Updated May 17, 2018 - Energy & Environment
Expert Voices

Ignoring climate change only compounds its national security risks

aircraft carriers in port at Norfolk Naval Base

Aircraft carriers in port at Naval Station Norfolk, Virgina, which is prone to floods that have worsened with sea level rise. Photo: MC2 Ernest R. Scott/U.S. Navy/Handout/Navy Media Content Service/Corbis via Getty Images

President Trump’s Defense Department cut all but 1 of 23 mentions of “climate change” from the final draft of a Congressionally mandated report on climate risks — increased flooding, drought, wildfire and extreme temperatures — to U.S. military installations.

Why it matters: This wordsmithing signals to the thousands of men and women in uniform that climate change is not an important issue for them. Refusing to acknowledge climate change in U.S. national security policy doesn’t make the threat any less real — it only impedes the formulation of concrete, necessary plans.

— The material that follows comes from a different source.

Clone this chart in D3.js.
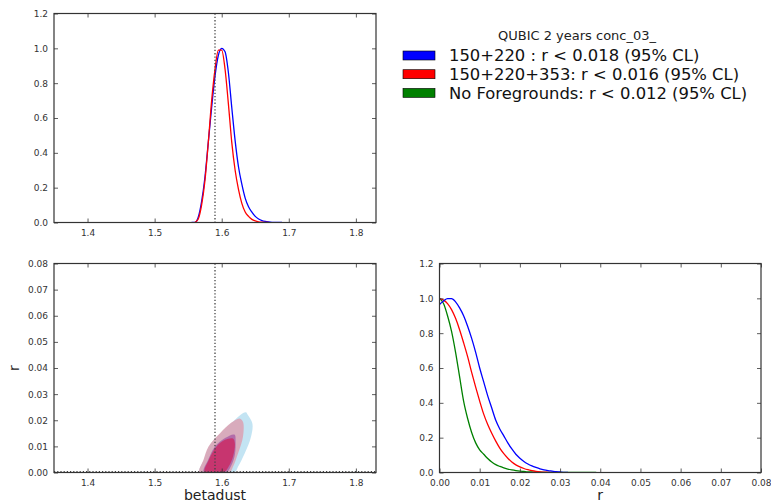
<!DOCTYPE html>
<html>
<head>
<meta charset="utf-8">
<script src="https://cdn.jsdelivr.net/npm/d3@7"></script>
<style>
  body { margin: 0; background: #fff; }
  svg { font-family: "DejaVu Sans", sans-serif; }
</style>
</head>
<body>
<div id="chart"></div>
<script>
// ---- data ----
const betaGrid = [1.555, 1.56, 1.565, 1.57, 1.575, 1.58, 1.585, 1.59, 1.595, 1.6, 1.605, 1.61, 1.615,
  1.62, 1.625, 1.63, 1.635, 1.64, 1.645, 1.65, 1.655, 1.66, 1.665, 1.67, 1.675, 1.68, 1.685, 1.69];
const betaBlue = [0, 0, 0.03, 0.12, 0.26, 0.46, 0.66, 0.84, 0.96, 1.0, 0.98, 0.86, 0.66,
  0.47, 0.32, 0.22, 0.14, 0.09, 0.06, 0.035, 0.02, 0.011, 0.006, 0.003, 0.001, 0, 0, 0];
const betaRed = [null, 0, 0.02, 0.1, 0.24, 0.46, 0.7, 0.88, 0.99, 0.99, 0.88, 0.68, 0.46,
  0.3, 0.19, 0.11, 0.06, 0.035, 0.018, 0.009, 0.004, 0.002, 0.001, 0, null, null, null, null];

const rGrid = [0, 0.001, 0.002, 0.003, 0.004, 0.005, 0.006, 0.007, 0.008, 0.009, 0.01, 0.011, 0.012,
  0.013, 0.014, 0.015, 0.016, 0.017, 0.018, 0.019, 0.02, 0.021, 0.022, 0.023, 0.024, 0.025, 0.026,
  0.027, 0.028, 0.029, 0.03, 0.031, 0.032, 0.035, 0.039];
const rBlue = [0.965, 0.985, 0.998, 0.998, 0.98, 0.945, 0.9, 0.84, 0.77, 0.69, 0.6, 0.52, 0.44,
  0.37, 0.3, 0.25, 0.21, 0.17, 0.135, 0.105, 0.082, 0.063, 0.049, 0.038, 0.029, 0.021, 0.015,
  0.011, 0.008, 0.005, 0.003, 0.001, 0, null, null];
const rRed = [0.998, 0.99, 0.97, 0.935, 0.885, 0.82, 0.745, 0.665, 0.575, 0.49, 0.41, 0.335, 0.275,
  0.225, 0.18, 0.14, 0.108, 0.082, 0.06, 0.044, 0.032, 0.023, 0.016, 0.011, 0.007, 0.004, 0.002,
  0.001, 0, null, null, null, null, null, null];
const rGreen = [1.0, 0.97, 0.9, 0.81, 0.69, 0.55, 0.41, 0.31, 0.23, 0.17, 0.13, 0.105, 0.08,
  0.06, 0.045, 0.035, 0.027, 0.02, 0.015, 0.011, 0.008, 0.006, 0.004, 0.003, 0.002, 0.0015, 0.001,
  0.0005, 0, 0, 0, 0, 0, 0, 0];

// 2D contours (betadust, r)
const blueOuter = [[1.567, 0], [1.574, 0.005], [1.582, 0.01], [1.5995, 0.015], [1.619, 0.02], [1.632, 0.0228],
  [1.6367, 0.023], [1.6383, 0.0223], [1.6457, 0.0188], [1.6437, 0.0137], [1.6342, 0.0073], [1.6243, 0.0022], [1.619, 0]];
const redOuter = [[1.567, 0], [1.573, 0.005], [1.5804, 0.01], [1.5975, 0.015], [1.614, 0.019], [1.6268, 0.0207],
  [1.6317, 0.0194], [1.6317, 0.0137], [1.6243, 0.0073], [1.6168, 0.0022], [1.6116, 0]];
const blueInner = [[1.5732, 0], [1.58, 0.005], [1.59, 0.01], [1.605, 0.0132], [1.619, 0.0145], [1.6207, 0.0117],
  [1.619, 0.006], [1.612, 0.0015], [1.607, 0]];
const redInner = [[1.5747, 0], [1.581, 0.005], [1.5923, 0.01], [1.605, 0.0125], [1.6168, 0.013], [1.6196, 0.0111],
  [1.6168, 0.006], [1.6087, 0.0015], [1.603, 0]];

const betaTrue = 1.59;
const legendTitle = "QUBIC 2 years conc_03_";
const legendLabels = ["150+220 : r < 0.018 (95% CL)", "150+220+353: r < 0.016 (95% CL)", "No Foregrounds: r < 0.012 (95% CL)"];
const legendColors = ["#0000ff", "#ff0000", "#008000"];

const betaTicks = [1.4, 1.5, 1.6, 1.7, 1.8];
const likeTicks = [0, 0.2, 0.4, 0.6, 0.8, 1.0, 1.2];
const rTicks = [0, 0.01, 0.02, 0.03, 0.04, 0.05, 0.06, 0.07, 0.08];

// ---- setup ----
const W = 771, H = 504;
const svg = d3.select("#chart").append("svg").attr("width", W).attr("height", H);

function panel(x0, x1, y0, y1, xDom, yDom, xTicks, yTicks, xFmt, yFmt) {
  const x = d3.scaleLinear().domain(xDom).range([x0, x1]);
  const y = d3.scaleLinear().domain(yDom).range([y1, y0]);
  const g = svg.append("g");
  const clipId = "clip" + Math.round(x0) + Math.round(y0);
  svg.append("clipPath").attr("id", clipId)
    .append("rect").attr("x", x0).attr("y", y0).attr("width", x1 - x0).attr("height", y1 - y0);
  const plot = g.append("g").attr("clip-path", `url(#${clipId})`);
  const axes = g.append("g");
  // inward ticks on all sides
  const tk = 4;
  axes.append("g").attr("transform", `translate(0,${y1})`)
    .call(d3.axisBottom(x).tickValues(xTicks).tickSizeInner(-tk).tickSizeOuter(0).tickPadding(7).tickFormat(xFmt));
  axes.append("g").attr("transform", `translate(0,${y0})`)
    .call(d3.axisTop(x).tickValues(xTicks).tickSizeInner(-tk).tickSizeOuter(0).tickFormat(""));
  axes.append("g").attr("transform", `translate(${x0},0)`)
    .call(d3.axisLeft(y).tickValues(yTicks).tickSizeInner(-tk).tickSizeOuter(0).tickPadding(6).tickFormat(yFmt));
  axes.append("g").attr("transform", `translate(${x1},0)`)
    .call(d3.axisRight(y).tickValues(yTicks).tickSizeInner(-tk).tickSizeOuter(0).tickFormat(""));
  axes.selectAll(".domain").remove();
  axes.selectAll(".tick line").attr("stroke", "#333").attr("stroke-width", 0.8);
  axes.selectAll(".tick text").attr("fill", "#333").style("font-size", "9px").style("font-family", "DejaVu Sans");
  axes.append("rect").attr("x", x0).attr("y", y0).attr("width", x1 - x0).attr("height", y1 - y0)
    .attr("fill", "none").attr("stroke", "#333").attr("stroke-width", 1.2);
  return { x, y, plot };
}

const L = 54, R1 = 376, L2 = 439.5, R2 = 761;
const T1 = 13.5, B1 = 222.5, T2 = 263.5, B2 = 472.5;

const f1 = d3.format(".1f"), f2 = d3.format(".2f");

// top-left: betadust likelihood
const p1 = panel(L, R1, T1, B1, [1.35, 1.83], [0, 1.2], betaTicks, likeTicks, f1, f1);
const line1 = d3.line().defined(d => d[1] != null).curve(d3.curveMonotoneX)
  .x(d => p1.x(d[0])).y(d => p1.y(d[1]));
p1.plot.append("path").datum(betaGrid.map((b, i) => [b, betaBlue[i]]))
  .attr("d", line1).attr("fill", "none").attr("stroke", "#0000ff").attr("stroke-width", 1.3);
p1.plot.append("path").datum(betaGrid.map((b, i) => [b, betaRed[i]]))
  .attr("d", line1).attr("fill", "none").attr("stroke", "#ff0000").attr("stroke-width", 1.3);
p1.plot.append("line").attr("x1", p1.x(betaTrue)).attr("x2", p1.x(betaTrue)).attr("y1", T1).attr("y2", B1)
  .attr("stroke", "#444").attr("stroke-width", 1.3).attr("stroke-dasharray", "1.3,2");

// bottom-left: 2D contours
const p2 = panel(L, R1, T2, B2, [1.35, 1.83], [0, 0.08], betaTicks, rTicks, f1, f2);
const area = d3.line().curve(d3.curveCatmullRomClosed).x(d => p2.x(d[0])).y(d => p2.y(d[1]));
const contours = [
  { pts: blueOuter, fill: "#c0e3f2" },
  { pts: redOuter, fill: "#d9a8b8" },
  { pts: blueInner, fill: "#b068a8" },
  { pts: redInner, fill: "#c8336b" }
];
contours.forEach(c => {
  p2.plot.append("path").attr("d", area(c.pts)).attr("fill", c.fill).attr("opacity", 0.95);
});
p2.plot.append("line").attr("x1", p2.x(betaTrue)).attr("x2", p2.x(betaTrue)).attr("y1", T2).attr("y2", B2)
  .attr("stroke", "#444").attr("stroke-width", 1.3).attr("stroke-dasharray", "1.3,2");
p2.plot.append("line").attr("x1", L).attr("x2", R1).attr("y1", p2.y(0) - 1).attr("y2", p2.y(0) - 1)
  .attr("stroke", "#444").attr("stroke-width", 1.2).attr("stroke-dasharray", "1.2,2");

// bottom-right: r likelihood
const p3 = panel(L2, R2, T2, B2, [0, 0.08], [0, 1.2], rTicks, likeTicks, f2, f1);
const line3 = d3.line().defined(d => d[1] != null).curve(d3.curveMonotoneX)
  .x(d => p3.x(d[0])).y(d => p3.y(d[1]));
[[rGreen, "#008000"], [rRed, "#ff0000"], [rBlue, "#0000ff"]].forEach(([vals, col]) => {
  p3.plot.append("path").datum(rGrid.map((r, i) => [r, vals[i]]))
    .attr("d", line3).attr("fill", "none").attr("stroke", col).attr("stroke-width", 1.3);
});

// axis labels
svg.append("text").attr("x", (L + R1) / 2).attr("y", 500).attr("text-anchor", "middle")
  .style("font-size", "14px").attr("fill", "#222").text("betadust");
svg.append("text").attr("x", (L2 + R2) / 2).attr("y", 500).attr("text-anchor", "middle")
  .style("font-size", "14px").attr("fill", "#222").text("r");
svg.append("text").attr("transform", `translate(19,${(T2 + B2) / 2}) rotate(-90)`).attr("text-anchor", "middle")
  .style("font-size", "14px").attr("fill", "#222").text("r");

// legend
const leg = svg.append("g");
leg.append("text").attr("x", 577).attr("y", 39.5).attr("text-anchor", "middle")
  .style("font-size", "13px").attr("fill", "#222").text(legendTitle);
legendLabels.forEach((lab, i) => {
  const cy = 55.5 + i * 18.7;
  leg.append("rect").attr("x", 403).attr("y", cy - 4.5).attr("width", 32).attr("height", 9)
    .attr("fill", legendColors[i]).attr("stroke", "#000").attr("stroke-width", 0.6);
  leg.append("text").attr("x", 449).attr("y", cy + 5.8).style("font-size", "16.4px")
    .attr("fill", "#111").text(lab);
});
</script>
</body>
</html>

The big picture: Every secretary of defense since Robert Gates in 2006 has recognized climate change as a national security threat. Under questioning, even President Trump’s defense secretary, James Mattis, has made plain that "climate change is impacting stability in areas of the world where our troops are operating."

Despite longstanding Department of Defense doctrine, however, ever since President Trump moved into the White House, the phrase "climate change" has evaporated from key strategic documents, including the National Security Strategy, the National Defense Strategy and the Department of Homeland Security’s Strategic Plan for FEMA.

Omitting the words "climate change" does not help to ensure the operational readiness and effectiveness of U.S. troops and military facilities in the face of rising seas and more heat. Instead, it increases the likelihood that costly mistakes occur — mistakes like failing to account for sea level rise when building expensive critical infrastructure, as the Department of Defense recently did with a billion dollar space radar system on the tiny Pacific island of Kwajalein, which may be uninhabitable in a matter of decades.

The bottom line: These omissions force national security decision-makers to rely on code words or, worse, to ignore the threats from climate change altogether. Neither approach helps keep the country safe. 

Alice Hill is a research fellow at the Hoover Institution and a former senior director for resilience at the National Security Council.